To Jackson, the impact of the SEC’s dilatoriness was sharply evident this month: Were the clawback rules in effect, he says, they would have taken a bite out of the pay of Wells Fargo CEO John Stumpf, who got a $134 million handshake for resigning after the bank admitted to creating millions of phony accounts in customers’ names.
“The fact that the SEC can’t do its job really undermines the American people’s confidence in what we’re doing,” he said.
In White, a former prosecutor, the SEC has “got somebody who is, you know a wonderful litigator but who has zero expertise in financial regulation,” Jackson says. “And it’s not surprising when you look up five or six years later, and a number of the critical mandates in Dodd-Frank aren’t done.”
BillMoyers.com has contacted the SEC for response to Jackson’s critiques and will update this post if any is provided.
Jackson hopes the next president appoints an SEC chairman with strong experience as a regulator and a deep understanding of the complex financial instruments corporations use to make money — someone who, he says, can “understand the difference between a good argument that industry is offering and a weak one.” That might mean bringing in someone with Wall Street ties, he concedes. “If you want experts in the government, the revolving door is inevitable. I’m willing to make that trade.” But Jackson adds that he also favors “a two- or three-year cooling off period [so] you just can’t leave a senior job in the federal government and turn it into a paycheck at one of the folks you used to regulate.”

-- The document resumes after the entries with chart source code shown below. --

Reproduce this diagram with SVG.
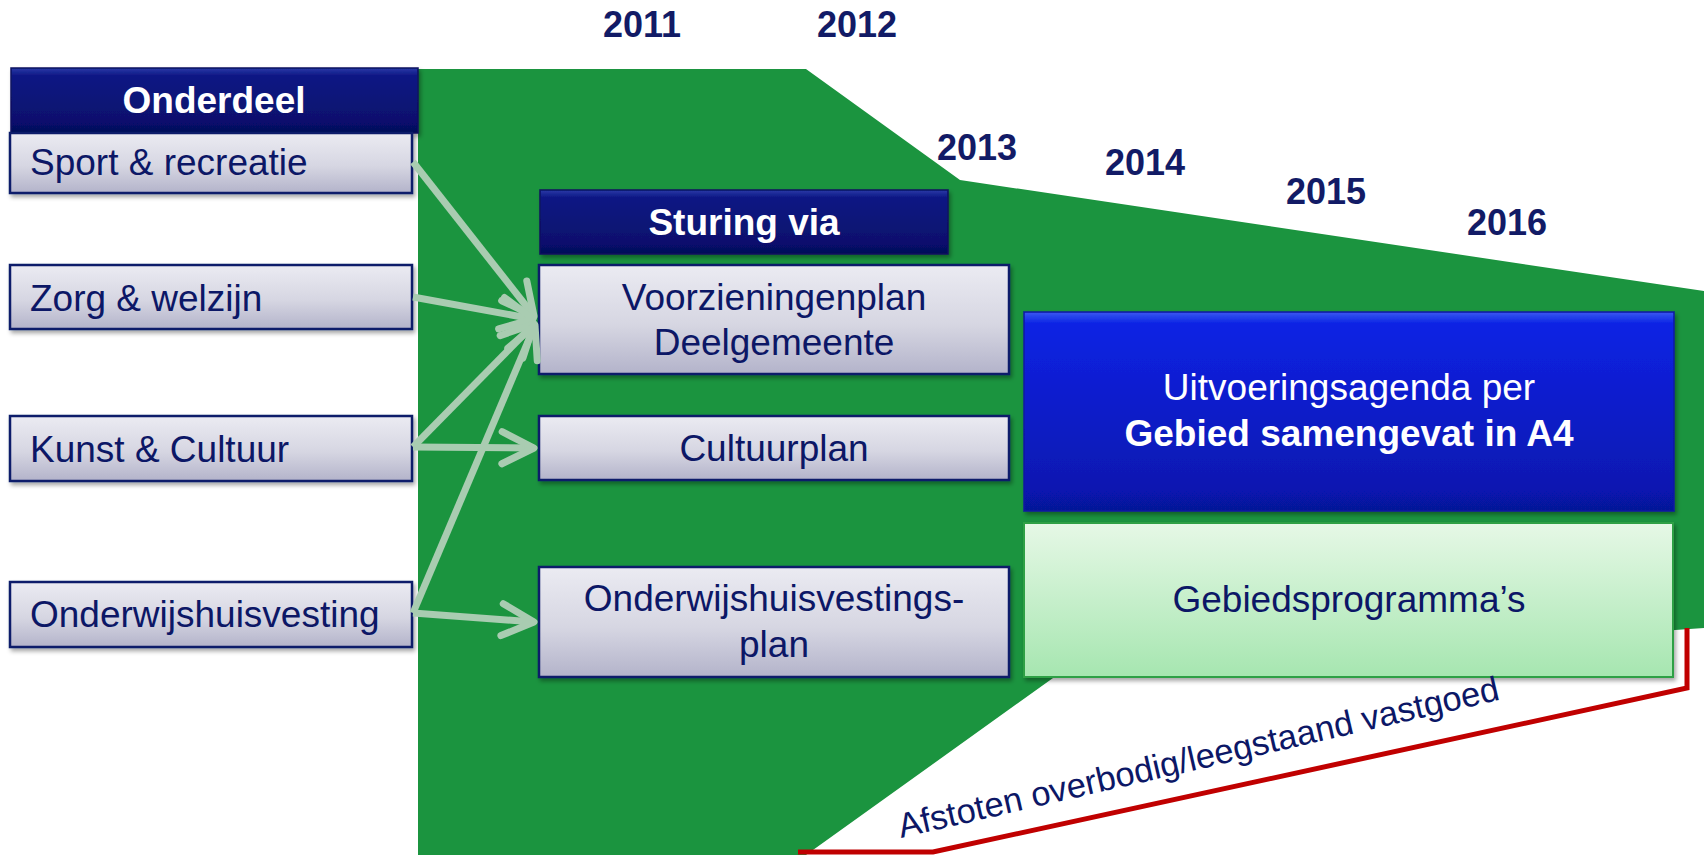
<svg xmlns="http://www.w3.org/2000/svg" width="1704" height="855" viewBox="0 0 1704 855">
  <defs>
    <linearGradient id="gLight" x1="0" y1="0" x2="0" y2="1">
      <stop offset="0" stop-color="#ebebf2"/>
      <stop offset="0.55" stop-color="#d6d6e2"/>
      <stop offset="1" stop-color="#b3b3ca"/>
    </linearGradient>
    <linearGradient id="gNavy" x1="0" y1="0" x2="0" y2="1">
      <stop offset="0" stop-color="#2a3aa8"/>
      <stop offset="0.12" stop-color="#0d1784"/>
      <stop offset="0.85" stop-color="#07106c"/>
      <stop offset="1" stop-color="#050c55"/>
    </linearGradient>
    <linearGradient id="gBlue" x1="0" y1="0" x2="0" y2="1">
      <stop offset="0" stop-color="#3a58f0"/>
      <stop offset="0.06" stop-color="#0a22e4"/>
      <stop offset="0.9" stop-color="#0718b0"/>
      <stop offset="1" stop-color="#061496"/>
    </linearGradient>
    <linearGradient id="gMint" x1="0" y1="0" x2="0" y2="1">
      <stop offset="0" stop-color="#e6f8e6"/>
      <stop offset="1" stop-color="#a6e6b0"/>
    </linearGradient>
    <filter id="shadow" x="-5%" y="-10%" width="110%" height="130%">
      <feDropShadow dx="2" dy="3" stdDeviation="2" flood-color="#000" flood-opacity="0.35"/>
    </filter>
    <marker id="chevron" markerUnits="userSpaceOnUse" viewBox="-44 -26 52 52" markerWidth="52" markerHeight="52" refX="0" refY="0" orient="auto">
      <path d="M -32 -16 L 0 0 L -32 16" fill="none" stroke="#a9ccb1" stroke-width="7" stroke-linecap="round" stroke-linejoin="round"/>
    </marker>
    <style>
      .txt { font-family: "Liberation Sans", Arial, sans-serif; font-size: 37px; fill: #0c1766; }
      .hdr { font-family: "Liberation Sans", Arial, sans-serif; font-size: 37px; font-weight: bold; fill: #ffffff; }
      .year { font-family: "Liberation Sans", Arial, sans-serif; font-size: 36px; font-weight: bold; fill: #121b66; text-anchor: middle; }
      .box { fill: url(#gLight); stroke: #0c1a6a; stroke-width: 2.5; filter: url(#shadow); }
      .navy { fill: url(#gNavy); stroke: #0a1260; stroke-width: 1.5; filter: url(#shadow); }
      .mid { text-anchor: middle; }
      .conn { fill: none; stroke: #a9ccb1; stroke-width: 7; stroke-linecap: butt; marker-end: url(#chevron); }
    </style>
  </defs>

  <rect width="1704" height="855" fill="#ffffff"/>

  <!-- shrinking green band over the years -->
  <polygon id="band" points="418,69 806,69 960,180 1704,291 1704,628 1060,673 806,855 418,855" fill="#1b943f"/>

  <!-- red boundary line -->
  <polyline id="boundary" points="798,852 933,852 1687,688 1687,628" fill="none" stroke="#c00000" stroke-width="5"/>

  <!-- years -->
  <g id="years">
    <text class="year" x="642" y="37">2011</text>
    <text class="year" x="857" y="37">2012</text>
    <text class="year" x="977" y="160">2013</text>
    <text class="year" x="1145" y="175">2014</text>
    <text class="year" x="1326" y="204">2015</text>
    <text class="year" x="1507" y="235">2016</text>
  </g>

  <!-- left column -->
  <g id="onderdeel">
    <rect class="navy" x="11" y="68" width="407" height="65"/>
    <text class="hdr mid" x="214" y="113">Onderdeel</text>
  </g>
  <g id="sport">
    <rect class="box" x="10" y="133" width="402" height="60"/>
    <text class="txt" x="30" y="175">Sport &amp; recreatie</text>
  </g>
  <g id="zorg">
    <rect class="box" x="10" y="265" width="402" height="64"/>
    <text class="txt" x="30" y="311">Zorg &amp; welzijn</text>
  </g>
  <g id="kunst">
    <rect class="box" x="10" y="416" width="402" height="65"/>
    <text class="txt" x="30" y="462">Kunst &amp; Cultuur</text>
  </g>
  <g id="onderwijs">
    <rect class="box" x="10" y="582" width="402" height="65"/>
    <text class="txt" x="30" y="627">Onderwijshuisvesting</text>
  </g>

  <!-- middle column -->
  <g id="sturing">
    <rect class="navy" x="540" y="190" width="408" height="64"/>
    <text class="hdr mid" x="744" y="235">Sturing via</text>
  </g>
  <g id="voorzieningenplan">
    <rect class="box" x="539" y="265" width="470" height="109"/>
    <text class="txt mid" x="774" y="310">Voorzieningenplan</text>
    <text class="txt mid" x="774" y="355">Deelgemeente</text>
  </g>
  <g id="cultuurplan">
    <rect class="box" x="539" y="416" width="470" height="64"/>
    <text class="txt mid" x="774" y="461">Cultuurplan</text>
  </g>
  <g id="huisvestingsplan">
    <rect class="box" x="539" y="567" width="470" height="110"/>
    <text class="txt mid" x="774" y="611">Onderwijshuisvestings-</text>
    <text class="txt mid" x="774" y="657">plan</text>
  </g>

  <!-- right column -->
  <g id="uitvoeringsagenda">
    <rect x="1024" y="312" width="650" height="199" fill="url(#gBlue)" stroke="#0a1aa0" stroke-width="1.5" filter="url(#shadow)"/>
    <text class="txt mid" x="1349" y="400" style="fill:#ffffff">Uitvoeringsagenda per</text>
    <text class="hdr mid" x="1349" y="446">Gebied samengevat in A4</text>
  </g>
  <g id="gebiedsprogrammas">
    <rect x="1024" y="523" width="649" height="154" fill="url(#gMint)" stroke="#2ea044" stroke-width="2" filter="url(#shadow)"/>
    <text class="txt mid" x="1349" y="612">Gebiedsprogramma’s</text>
  </g>

  <!-- label along the boundary -->
  <text id="afstoten" class="txt" x="901" y="838" style="font-size:34.5px" transform="rotate(-13 901 838)">Afstoten overbodig/leegstaand vastgoed</text>

  <!-- connectors -->
  <g id="connectors">
    <line class="conn" x1="413" y1="162" x2="534" y2="316"/>
    <line class="conn" x1="413" y1="297" x2="533" y2="319"/>
    <line class="conn" x1="413" y1="447" x2="534" y2="324"/>
    <line class="conn" x1="413" y1="613" x2="535" y2="325"/>
    <line class="conn" x1="413" y1="447" x2="534" y2="448"/>
    <line class="conn" x1="413" y1="613" x2="534" y2="622"/>
  </g>
</svg>
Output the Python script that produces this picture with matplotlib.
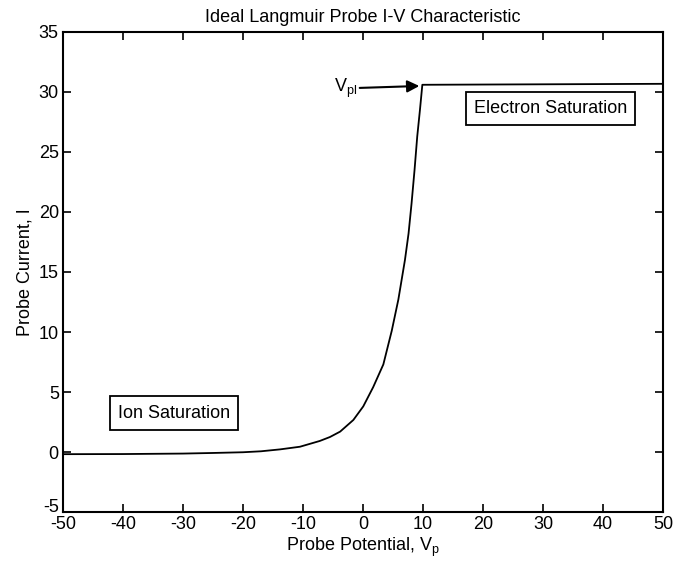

Another item on his wish list for the nation’s next president: “I really think we have to do something about transparency in corporate political spending,” he says. “People are getting the sense that corporations are above the law.”
Because the Supreme Court’s 2010 Citizens United decision allows corporations to dip into their treasuries to influence elections (rather than being limited to political action committee funds, which are collected explicitly for the purposes of politicking), shareholders need to have more information, and more of a say, about how their money is being disbursed. Otherwise, “it’s not only that they can do what they like,” Jackson says of corporations. “It’s that they can do with other people’s money what they like.”
Although he jokes, “they don’t invite me to their cocktail parties anymore” because, as part of his work on the TARP, “I was the guy who regulated their pay,” Jackson doesn’t feel like a traitor to the corporate world he used to move in. One of the other things he thinks the next president should undertake is corporate tax reform, lowing the rate and making the system “sensible.”
“We have a system that encourages inversions, encourages keeping cash offshore. And I think blaming the companies who do it is — I understand it politically,” Jackson says. But he adds: “I’m not here to blame the company, I blame the tax code. We haven’t done major tax reform in a generation and I think it’s time.”
He also recommends a dose of candor to reassure the American people that the next president is not oblivious to their problems. “If we wanted to be really honest about it,” he says, “what we’d say is: ‘To make your bank safer, we had to make them a little less aggressive. Which might mean that it’s a little harder to borrow; it will take you a little longer to buy that house. And that’s the trade we made. It’s the right trade, but we know it hurts.’”
And Jackson recommends to just about everyone he meets that they pitch in to make the government better. His cites his own experience in Washington. Jackson says he worked alongside many others who “dropped their lives in New York” to take government jobs. “They did it because they knew the government needed help and needed experts,” he says. “I don’t think this is a popular view right now, and I understand why people are disillusioned by our government, but I found it totally inspiring.”